-- Start of Extracted records --
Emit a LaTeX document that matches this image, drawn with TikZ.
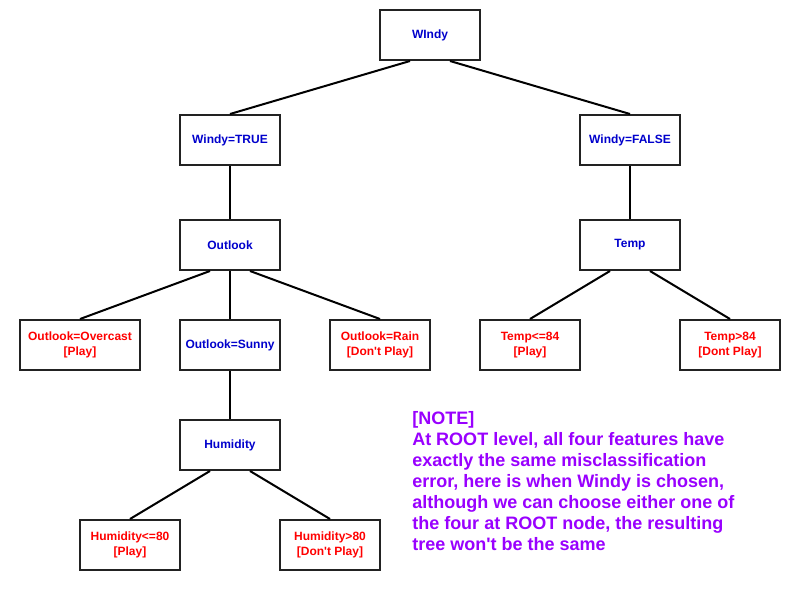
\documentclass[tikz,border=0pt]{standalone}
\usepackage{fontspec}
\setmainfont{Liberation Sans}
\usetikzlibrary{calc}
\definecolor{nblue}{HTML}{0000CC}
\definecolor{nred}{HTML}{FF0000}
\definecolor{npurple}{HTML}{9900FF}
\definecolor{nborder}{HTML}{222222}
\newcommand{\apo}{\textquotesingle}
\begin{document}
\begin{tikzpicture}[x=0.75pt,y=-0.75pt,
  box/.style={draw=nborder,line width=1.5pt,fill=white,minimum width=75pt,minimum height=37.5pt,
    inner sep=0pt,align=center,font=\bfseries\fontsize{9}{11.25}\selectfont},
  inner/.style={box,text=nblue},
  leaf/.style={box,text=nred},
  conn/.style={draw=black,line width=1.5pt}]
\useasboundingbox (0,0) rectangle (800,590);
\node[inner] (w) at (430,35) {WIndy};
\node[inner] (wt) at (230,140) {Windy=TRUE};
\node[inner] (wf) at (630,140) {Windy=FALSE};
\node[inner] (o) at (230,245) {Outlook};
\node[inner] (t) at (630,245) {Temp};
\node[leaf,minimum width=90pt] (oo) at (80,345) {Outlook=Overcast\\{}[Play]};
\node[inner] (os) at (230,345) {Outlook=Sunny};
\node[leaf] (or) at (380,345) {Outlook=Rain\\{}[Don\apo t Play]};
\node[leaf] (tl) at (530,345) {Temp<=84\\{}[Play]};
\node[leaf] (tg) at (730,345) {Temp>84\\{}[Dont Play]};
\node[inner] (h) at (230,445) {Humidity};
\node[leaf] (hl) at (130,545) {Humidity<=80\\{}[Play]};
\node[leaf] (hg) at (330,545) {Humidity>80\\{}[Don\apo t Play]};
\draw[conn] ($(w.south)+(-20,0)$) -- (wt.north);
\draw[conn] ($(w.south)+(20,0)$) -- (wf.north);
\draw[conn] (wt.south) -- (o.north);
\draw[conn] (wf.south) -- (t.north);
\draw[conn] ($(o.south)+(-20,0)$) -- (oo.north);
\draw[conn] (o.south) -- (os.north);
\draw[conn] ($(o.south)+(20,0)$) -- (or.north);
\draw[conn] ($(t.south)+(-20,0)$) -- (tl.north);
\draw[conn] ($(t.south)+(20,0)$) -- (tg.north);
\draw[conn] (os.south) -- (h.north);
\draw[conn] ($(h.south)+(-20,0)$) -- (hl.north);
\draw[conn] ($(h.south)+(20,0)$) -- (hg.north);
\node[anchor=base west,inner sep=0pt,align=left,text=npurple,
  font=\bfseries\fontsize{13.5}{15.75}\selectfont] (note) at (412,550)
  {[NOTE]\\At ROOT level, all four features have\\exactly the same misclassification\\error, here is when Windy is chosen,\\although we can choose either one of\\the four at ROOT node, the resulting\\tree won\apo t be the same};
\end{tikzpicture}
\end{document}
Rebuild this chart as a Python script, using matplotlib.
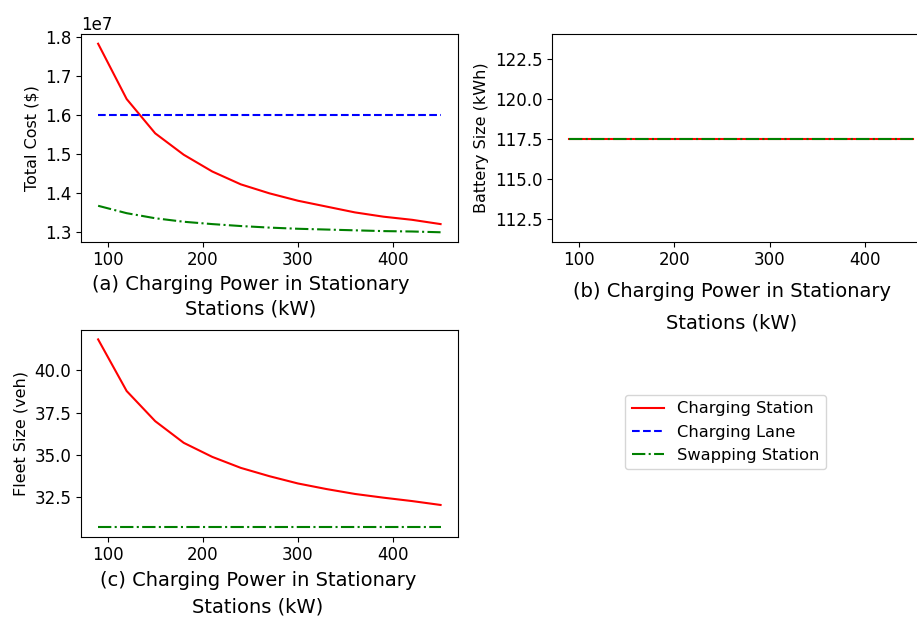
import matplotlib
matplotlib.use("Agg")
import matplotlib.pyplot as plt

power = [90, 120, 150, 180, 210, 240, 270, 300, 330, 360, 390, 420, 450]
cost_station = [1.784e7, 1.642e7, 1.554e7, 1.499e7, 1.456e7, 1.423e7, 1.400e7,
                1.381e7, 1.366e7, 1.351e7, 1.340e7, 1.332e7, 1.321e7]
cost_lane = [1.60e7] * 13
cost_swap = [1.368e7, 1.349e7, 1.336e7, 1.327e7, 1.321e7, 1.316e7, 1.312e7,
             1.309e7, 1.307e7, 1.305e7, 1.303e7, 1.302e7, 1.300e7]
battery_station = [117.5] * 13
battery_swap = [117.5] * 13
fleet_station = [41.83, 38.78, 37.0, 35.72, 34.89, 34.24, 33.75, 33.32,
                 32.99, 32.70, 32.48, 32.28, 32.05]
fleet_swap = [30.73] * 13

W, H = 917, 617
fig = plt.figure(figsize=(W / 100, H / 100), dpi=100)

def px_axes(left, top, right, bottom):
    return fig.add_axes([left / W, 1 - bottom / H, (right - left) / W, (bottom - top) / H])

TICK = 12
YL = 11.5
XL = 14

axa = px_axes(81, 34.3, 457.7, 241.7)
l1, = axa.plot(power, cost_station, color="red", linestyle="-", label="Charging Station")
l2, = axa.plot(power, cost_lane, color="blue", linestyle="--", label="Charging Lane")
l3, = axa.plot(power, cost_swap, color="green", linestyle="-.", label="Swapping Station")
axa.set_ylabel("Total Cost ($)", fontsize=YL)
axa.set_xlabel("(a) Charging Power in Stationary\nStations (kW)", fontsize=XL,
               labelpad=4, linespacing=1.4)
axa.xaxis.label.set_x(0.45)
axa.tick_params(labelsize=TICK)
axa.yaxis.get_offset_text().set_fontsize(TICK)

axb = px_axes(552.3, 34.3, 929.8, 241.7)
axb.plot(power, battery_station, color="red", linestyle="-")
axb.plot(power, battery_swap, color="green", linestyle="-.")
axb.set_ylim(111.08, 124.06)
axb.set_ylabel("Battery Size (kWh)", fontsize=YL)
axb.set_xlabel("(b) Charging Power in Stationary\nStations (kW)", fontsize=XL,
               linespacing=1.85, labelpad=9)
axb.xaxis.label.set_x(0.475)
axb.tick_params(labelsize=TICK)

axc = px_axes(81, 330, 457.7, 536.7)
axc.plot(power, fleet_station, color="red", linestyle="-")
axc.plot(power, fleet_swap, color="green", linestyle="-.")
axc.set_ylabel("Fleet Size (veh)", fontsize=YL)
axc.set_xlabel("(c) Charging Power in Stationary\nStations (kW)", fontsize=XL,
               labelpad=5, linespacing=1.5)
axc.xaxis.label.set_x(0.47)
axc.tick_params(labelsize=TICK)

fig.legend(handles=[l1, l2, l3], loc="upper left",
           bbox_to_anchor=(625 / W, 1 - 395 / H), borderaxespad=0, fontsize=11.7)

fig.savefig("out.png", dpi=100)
-- End of Extracted records --
◆ Problem description ◆
Copy the material above exactly and drop the pictures.

◆ Answer to this problem ◆
Emit a LaTeX document that matches this image, drawn with TikZ.
\documentclass[tikz,border=0pt]{standalone}
\usepackage{fontspec}
\setmainfont{Liberation Sans}
\usetikzlibrary{calc}
\definecolor{nblue}{HTML}{0000CC}
\definecolor{nred}{HTML}{FF0000}
\definecolor{npurple}{HTML}{9900FF}
\definecolor{nborder}{HTML}{222222}
\newcommand{\apo}{\textquotesingle}
\begin{document}
\begin{tikzpicture}[x=0.75pt,y=-0.75pt,
  box/.style={draw=nborder,line width=1.5pt,fill=white,minimum width=75pt,minimum height=37.5pt,
    inner sep=0pt,align=center,font=\bfseries\fontsize{9}{11.25}\selectfont},
  inner/.style={box,text=nblue},
  leaf/.style={box,text=nred},
  conn/.style={draw=black,line width=1.5pt}]
\useasboundingbox (0,0) rectangle (800,590);
\node[inner] (w) at (430,35) {WIndy};
\node[inner] (wt) at (230,140) {Windy=TRUE};
\node[inner] (wf) at (630,140) {Windy=FALSE};
\node[inner] (o) at (230,245) {Outlook};
\node[inner] (t) at (630,245) {Temp};
\node[leaf,minimum width=90pt] (oo) at (80,345) {Outlook=Overcast\\{}[Play]};
\node[inner] (os) at (230,345) {Outlook=Sunny};
\node[leaf] (or) at (380,345) {Outlook=Rain\\{}[Don\apo t Play]};
\node[leaf] (tl) at (530,345) {Temp<=84\\{}[Play]};
\node[leaf] (tg) at (730,345) {Temp>84\\{}[Dont Play]};
\node[inner] (h) at (230,445) {Humidity};
\node[leaf] (hl) at (130,545) {Humidity<=80\\{}[Play]};
\node[leaf] (hg) at (330,545) {Humidity>80\\{}[Don\apo t Play]};
\draw[conn] ($(w.south)+(-20,0)$) -- (wt.north);
\draw[conn] ($(w.south)+(20,0)$) -- (wf.north);
\draw[conn] (wt.south) -- (o.north);
\draw[conn] (wf.south) -- (t.north);
\draw[conn] ($(o.south)+(-20,0)$) -- (oo.north);
\draw[conn] (o.south) -- (os.north);
\draw[conn] ($(o.south)+(20,0)$) -- (or.north);
\draw[conn] ($(t.south)+(-20,0)$) -- (tl.north);
\draw[conn] ($(t.south)+(20,0)$) -- (tg.north);
\draw[conn] (os.south) -- (h.north);
\draw[conn] ($(h.south)+(-20,0)$) -- (hl.north);
\draw[conn] ($(h.south)+(20,0)$) -- (hg.north);
\node[anchor=base west,inner sep=0pt,align=left,text=npurple,
  font=\bfseries\fontsize{13.5}{15.75}\selectfont] (note) at (412,550)
  {[NOTE]\\At ROOT level, all four features have\\exactly the same misclassification\\error, here is when Windy is chosen,\\although we can choose either one of\\the four at ROOT node, the resulting\\tree won\apo t be the same};
\end{tikzpicture}
\end{document}
Rebuild this chart as a Python script, using matplotlib.
import matplotlib
matplotlib.use("Agg")
import matplotlib.pyplot as plt

power = [90, 120, 150, 180, 210, 240, 270, 300, 330, 360, 390, 420, 450]
cost_station = [1.784e7, 1.642e7, 1.554e7, 1.499e7, 1.456e7, 1.423e7, 1.400e7,
                1.381e7, 1.366e7, 1.351e7, 1.340e7, 1.332e7, 1.321e7]
cost_lane = [1.60e7] * 13
cost_swap = [1.368e7, 1.349e7, 1.336e7, 1.327e7, 1.321e7, 1.316e7, 1.312e7,
             1.309e7, 1.307e7, 1.305e7, 1.303e7, 1.302e7, 1.300e7]
battery_station = [117.5] * 13
battery_swap = [117.5] * 13
fleet_station = [41.83, 38.78, 37.0, 35.72, 34.89, 34.24, 33.75, 33.32,
                 32.99, 32.70, 32.48, 32.28, 32.05]
fleet_swap = [30.73] * 13

W, H = 917, 617
fig = plt.figure(figsize=(W / 100, H / 100), dpi=100)

def px_axes(left, top, right, bottom):
    return fig.add_axes([left / W, 1 - bottom / H, (right - left) / W, (bottom - top) / H])

TICK = 12
YL = 11.5
XL = 14

axa = px_axes(81, 34.3, 457.7, 241.7)
l1, = axa.plot(power, cost_station, color="red", linestyle="-", label="Charging Station")
l2, = axa.plot(power, cost_lane, color="blue", linestyle="--", label="Charging Lane")
l3, = axa.plot(power, cost_swap, color="green", linestyle="-.", label="Swapping Station")
axa.set_ylabel("Total Cost ($)", fontsize=YL)
axa.set_xlabel("(a) Charging Power in Stationary\nStations (kW)", fontsize=XL,
               labelpad=4, linespacing=1.4)
axa.xaxis.label.set_x(0.45)
axa.tick_params(labelsize=TICK)
axa.yaxis.get_offset_text().set_fontsize(TICK)

axb = px_axes(552.3, 34.3, 929.8, 241.7)
axb.plot(power, battery_station, color="red", linestyle="-")
axb.plot(power, battery_swap, color="green", linestyle="-.")
axb.set_ylim(111.08, 124.06)
axb.set_ylabel("Battery Size (kWh)", fontsize=YL)
axb.set_xlabel("(b) Charging Power in Stationary\nStations (kW)", fontsize=XL,
               linespacing=1.85, labelpad=9)
axb.xaxis.label.set_x(0.475)
axb.tick_params(labelsize=TICK)

axc = px_axes(81, 330, 457.7, 536.7)
axc.plot(power, fleet_station, color="red", linestyle="-")
axc.plot(power, fleet_swap, color="green", linestyle="-.")
axc.set_ylabel("Fleet Size (veh)", fontsize=YL)
axc.set_xlabel("(c) Charging Power in Stationary\nStations (kW)", fontsize=XL,
               labelpad=5, linespacing=1.5)
axc.xaxis.label.set_x(0.47)
axc.tick_params(labelsize=TICK)

fig.legend(handles=[l1, l2, l3], loc="upper left",
           bbox_to_anchor=(625 / W, 1 - 395 / H), borderaxespad=0, fontsize=11.7)

fig.savefig("out.png", dpi=100)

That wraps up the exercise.